--- WRITTEN INSTRUCTION ---
Without including any pictures, write out the listing below exactly.
━━━━━ MATERIAL PROVIDED
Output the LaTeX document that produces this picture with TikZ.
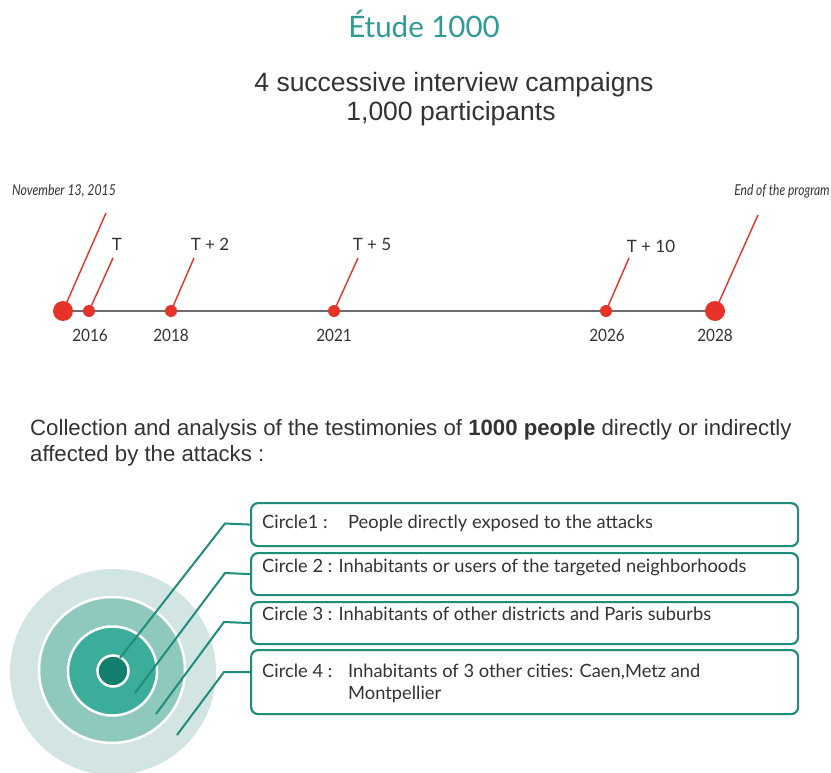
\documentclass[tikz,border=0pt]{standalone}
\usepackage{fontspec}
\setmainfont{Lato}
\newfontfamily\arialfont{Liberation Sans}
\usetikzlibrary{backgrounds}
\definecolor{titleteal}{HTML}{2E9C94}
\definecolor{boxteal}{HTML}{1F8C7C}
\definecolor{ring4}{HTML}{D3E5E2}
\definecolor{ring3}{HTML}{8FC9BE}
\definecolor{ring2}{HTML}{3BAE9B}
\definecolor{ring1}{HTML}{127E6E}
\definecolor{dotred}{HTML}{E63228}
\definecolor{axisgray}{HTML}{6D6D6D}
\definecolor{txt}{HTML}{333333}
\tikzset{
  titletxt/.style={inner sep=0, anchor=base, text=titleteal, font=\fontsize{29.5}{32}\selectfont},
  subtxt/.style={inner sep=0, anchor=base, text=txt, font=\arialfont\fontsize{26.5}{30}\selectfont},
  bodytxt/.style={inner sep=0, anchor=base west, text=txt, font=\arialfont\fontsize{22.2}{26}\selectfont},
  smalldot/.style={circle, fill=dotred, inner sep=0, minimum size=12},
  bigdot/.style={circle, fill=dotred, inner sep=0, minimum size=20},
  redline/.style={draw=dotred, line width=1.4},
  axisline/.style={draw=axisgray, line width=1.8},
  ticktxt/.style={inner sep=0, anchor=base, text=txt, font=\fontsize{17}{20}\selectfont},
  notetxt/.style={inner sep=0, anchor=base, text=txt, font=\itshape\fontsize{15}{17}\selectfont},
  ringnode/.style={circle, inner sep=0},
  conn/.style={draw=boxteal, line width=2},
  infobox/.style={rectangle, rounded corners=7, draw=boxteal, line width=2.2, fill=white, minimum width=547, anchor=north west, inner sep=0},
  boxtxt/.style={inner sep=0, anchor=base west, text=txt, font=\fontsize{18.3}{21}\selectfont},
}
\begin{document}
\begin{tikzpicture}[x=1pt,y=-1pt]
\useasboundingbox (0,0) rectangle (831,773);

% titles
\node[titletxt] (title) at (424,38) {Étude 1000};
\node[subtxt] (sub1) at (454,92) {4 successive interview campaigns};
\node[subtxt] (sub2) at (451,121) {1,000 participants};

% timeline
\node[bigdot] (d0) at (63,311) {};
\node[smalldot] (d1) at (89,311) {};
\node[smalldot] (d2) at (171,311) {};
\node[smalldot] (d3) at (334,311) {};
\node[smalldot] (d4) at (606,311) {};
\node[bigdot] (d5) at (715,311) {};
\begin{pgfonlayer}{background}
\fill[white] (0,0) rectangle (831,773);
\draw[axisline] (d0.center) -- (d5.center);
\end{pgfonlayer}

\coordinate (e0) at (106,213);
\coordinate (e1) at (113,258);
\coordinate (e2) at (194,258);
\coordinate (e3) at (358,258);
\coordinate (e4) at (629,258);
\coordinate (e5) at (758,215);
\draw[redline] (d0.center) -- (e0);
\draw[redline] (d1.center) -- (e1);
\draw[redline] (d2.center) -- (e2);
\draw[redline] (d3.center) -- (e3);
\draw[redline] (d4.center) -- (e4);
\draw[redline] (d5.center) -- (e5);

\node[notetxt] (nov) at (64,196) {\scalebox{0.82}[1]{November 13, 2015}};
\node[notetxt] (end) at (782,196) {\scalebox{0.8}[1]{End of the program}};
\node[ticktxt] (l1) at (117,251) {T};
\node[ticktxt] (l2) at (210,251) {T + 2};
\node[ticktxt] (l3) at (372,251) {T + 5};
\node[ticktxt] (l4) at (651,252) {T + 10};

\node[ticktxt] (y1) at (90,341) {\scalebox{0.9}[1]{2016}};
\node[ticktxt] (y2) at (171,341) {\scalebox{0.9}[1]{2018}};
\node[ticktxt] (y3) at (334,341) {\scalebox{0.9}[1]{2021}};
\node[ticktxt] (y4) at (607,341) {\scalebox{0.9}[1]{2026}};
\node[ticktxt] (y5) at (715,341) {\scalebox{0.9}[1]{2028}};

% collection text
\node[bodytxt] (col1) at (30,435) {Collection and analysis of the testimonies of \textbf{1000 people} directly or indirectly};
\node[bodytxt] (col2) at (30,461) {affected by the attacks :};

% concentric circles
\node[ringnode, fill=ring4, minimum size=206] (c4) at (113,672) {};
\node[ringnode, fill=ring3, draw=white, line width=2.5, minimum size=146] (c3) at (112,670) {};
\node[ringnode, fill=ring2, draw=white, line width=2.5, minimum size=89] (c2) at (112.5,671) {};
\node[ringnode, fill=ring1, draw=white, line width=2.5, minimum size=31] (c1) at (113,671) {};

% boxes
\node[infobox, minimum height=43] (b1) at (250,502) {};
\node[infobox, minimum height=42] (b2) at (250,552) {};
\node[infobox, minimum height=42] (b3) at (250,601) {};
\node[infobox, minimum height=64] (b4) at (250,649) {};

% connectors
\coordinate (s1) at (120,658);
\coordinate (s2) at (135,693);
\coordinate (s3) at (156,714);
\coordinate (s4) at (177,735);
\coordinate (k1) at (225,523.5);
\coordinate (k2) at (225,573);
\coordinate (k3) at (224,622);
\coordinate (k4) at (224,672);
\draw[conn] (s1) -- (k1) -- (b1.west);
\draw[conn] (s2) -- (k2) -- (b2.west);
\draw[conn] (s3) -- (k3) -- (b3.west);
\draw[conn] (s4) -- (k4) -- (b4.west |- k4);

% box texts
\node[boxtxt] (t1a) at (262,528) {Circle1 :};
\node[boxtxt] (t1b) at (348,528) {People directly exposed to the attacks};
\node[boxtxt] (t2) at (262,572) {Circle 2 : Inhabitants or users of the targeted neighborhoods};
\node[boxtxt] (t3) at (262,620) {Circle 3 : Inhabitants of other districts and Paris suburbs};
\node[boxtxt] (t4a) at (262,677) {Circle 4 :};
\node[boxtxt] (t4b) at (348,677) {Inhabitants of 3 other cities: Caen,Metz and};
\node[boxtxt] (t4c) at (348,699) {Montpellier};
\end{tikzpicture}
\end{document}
━━━━━━━━━━
--- FULL ANSWER ---
Output the LaTeX document that produces this picture with TikZ.
\documentclass[tikz,border=0pt]{standalone}
\usepackage{fontspec}
\setmainfont{Lato}
\newfontfamily\arialfont{Liberation Sans}
\usetikzlibrary{backgrounds}
\definecolor{titleteal}{HTML}{2E9C94}
\definecolor{boxteal}{HTML}{1F8C7C}
\definecolor{ring4}{HTML}{D3E5E2}
\definecolor{ring3}{HTML}{8FC9BE}
\definecolor{ring2}{HTML}{3BAE9B}
\definecolor{ring1}{HTML}{127E6E}
\definecolor{dotred}{HTML}{E63228}
\definecolor{axisgray}{HTML}{6D6D6D}
\definecolor{txt}{HTML}{333333}
\tikzset{
  titletxt/.style={inner sep=0, anchor=base, text=titleteal, font=\fontsize{29.5}{32}\selectfont},
  subtxt/.style={inner sep=0, anchor=base, text=txt, font=\arialfont\fontsize{26.5}{30}\selectfont},
  bodytxt/.style={inner sep=0, anchor=base west, text=txt, font=\arialfont\fontsize{22.2}{26}\selectfont},
  smalldot/.style={circle, fill=dotred, inner sep=0, minimum size=12},
  bigdot/.style={circle, fill=dotred, inner sep=0, minimum size=20},
  redline/.style={draw=dotred, line width=1.4},
  axisline/.style={draw=axisgray, line width=1.8},
  ticktxt/.style={inner sep=0, anchor=base, text=txt, font=\fontsize{17}{20}\selectfont},
  notetxt/.style={inner sep=0, anchor=base, text=txt, font=\itshape\fontsize{15}{17}\selectfont},
  ringnode/.style={circle, inner sep=0},
  conn/.style={draw=boxteal, line width=2},
  infobox/.style={rectangle, rounded corners=7, draw=boxteal, line width=2.2, fill=white, minimum width=547, anchor=north west, inner sep=0},
  boxtxt/.style={inner sep=0, anchor=base west, text=txt, font=\fontsize{18.3}{21}\selectfont},
}
\begin{document}
\begin{tikzpicture}[x=1pt,y=-1pt]
\useasboundingbox (0,0) rectangle (831,773);

% titles
\node[titletxt] (title) at (424,38) {Étude 1000};
\node[subtxt] (sub1) at (454,92) {4 successive interview campaigns};
\node[subtxt] (sub2) at (451,121) {1,000 participants};

% timeline
\node[bigdot] (d0) at (63,311) {};
\node[smalldot] (d1) at (89,311) {};
\node[smalldot] (d2) at (171,311) {};
\node[smalldot] (d3) at (334,311) {};
\node[smalldot] (d4) at (606,311) {};
\node[bigdot] (d5) at (715,311) {};
\begin{pgfonlayer}{background}
\fill[white] (0,0) rectangle (831,773);
\draw[axisline] (d0.center) -- (d5.center);
\end{pgfonlayer}

\coordinate (e0) at (106,213);
\coordinate (e1) at (113,258);
\coordinate (e2) at (194,258);
\coordinate (e3) at (358,258);
\coordinate (e4) at (629,258);
\coordinate (e5) at (758,215);
\draw[redline] (d0.center) -- (e0);
\draw[redline] (d1.center) -- (e1);
\draw[redline] (d2.center) -- (e2);
\draw[redline] (d3.center) -- (e3);
\draw[redline] (d4.center) -- (e4);
\draw[redline] (d5.center) -- (e5);

\node[notetxt] (nov) at (64,196) {\scalebox{0.82}[1]{November 13, 2015}};
\node[notetxt] (end) at (782,196) {\scalebox{0.8}[1]{End of the program}};
\node[ticktxt] (l1) at (117,251) {T};
\node[ticktxt] (l2) at (210,251) {T + 2};
\node[ticktxt] (l3) at (372,251) {T + 5};
\node[ticktxt] (l4) at (651,252) {T + 10};

\node[ticktxt] (y1) at (90,341) {\scalebox{0.9}[1]{2016}};
\node[ticktxt] (y2) at (171,341) {\scalebox{0.9}[1]{2018}};
\node[ticktxt] (y3) at (334,341) {\scalebox{0.9}[1]{2021}};
\node[ticktxt] (y4) at (607,341) {\scalebox{0.9}[1]{2026}};
\node[ticktxt] (y5) at (715,341) {\scalebox{0.9}[1]{2028}};

% collection text
\node[bodytxt] (col1) at (30,435) {Collection and analysis of the testimonies of \textbf{1000 people} directly or indirectly};
\node[bodytxt] (col2) at (30,461) {affected by the attacks :};

% concentric circles
\node[ringnode, fill=ring4, minimum size=206] (c4) at (113,672) {};
\node[ringnode, fill=ring3, draw=white, line width=2.5, minimum size=146] (c3) at (112,670) {};
\node[ringnode, fill=ring2, draw=white, line width=2.5, minimum size=89] (c2) at (112.5,671) {};
\node[ringnode, fill=ring1, draw=white, line width=2.5, minimum size=31] (c1) at (113,671) {};

% boxes
\node[infobox, minimum height=43] (b1) at (250,502) {};
\node[infobox, minimum height=42] (b2) at (250,552) {};
\node[infobox, minimum height=42] (b3) at (250,601) {};
\node[infobox, minimum height=64] (b4) at (250,649) {};

% connectors
\coordinate (s1) at (120,658);
\coordinate (s2) at (135,693);
\coordinate (s3) at (156,714);
\coordinate (s4) at (177,735);
\coordinate (k1) at (225,523.5);
\coordinate (k2) at (225,573);
\coordinate (k3) at (224,622);
\coordinate (k4) at (224,672);
\draw[conn] (s1) -- (k1) -- (b1.west);
\draw[conn] (s2) -- (k2) -- (b2.west);
\draw[conn] (s3) -- (k3) -- (b3.west);
\draw[conn] (s4) -- (k4) -- (b4.west |- k4);

% box texts
\node[boxtxt] (t1a) at (262,528) {Circle1 :};
\node[boxtxt] (t1b) at (348,528) {People directly exposed to the attacks};
\node[boxtxt] (t2) at (262,572) {Circle 2 : Inhabitants or users of the targeted neighborhoods};
\node[boxtxt] (t3) at (262,620) {Circle 3 : Inhabitants of other districts and Paris suburbs};
\node[boxtxt] (t4a) at (262,677) {Circle 4 :};
\node[boxtxt] (t4b) at (348,677) {Inhabitants of 3 other cities: Caen,Metz and};
\node[boxtxt] (t4c) at (348,699) {Montpellier};
\end{tikzpicture}
\end{document}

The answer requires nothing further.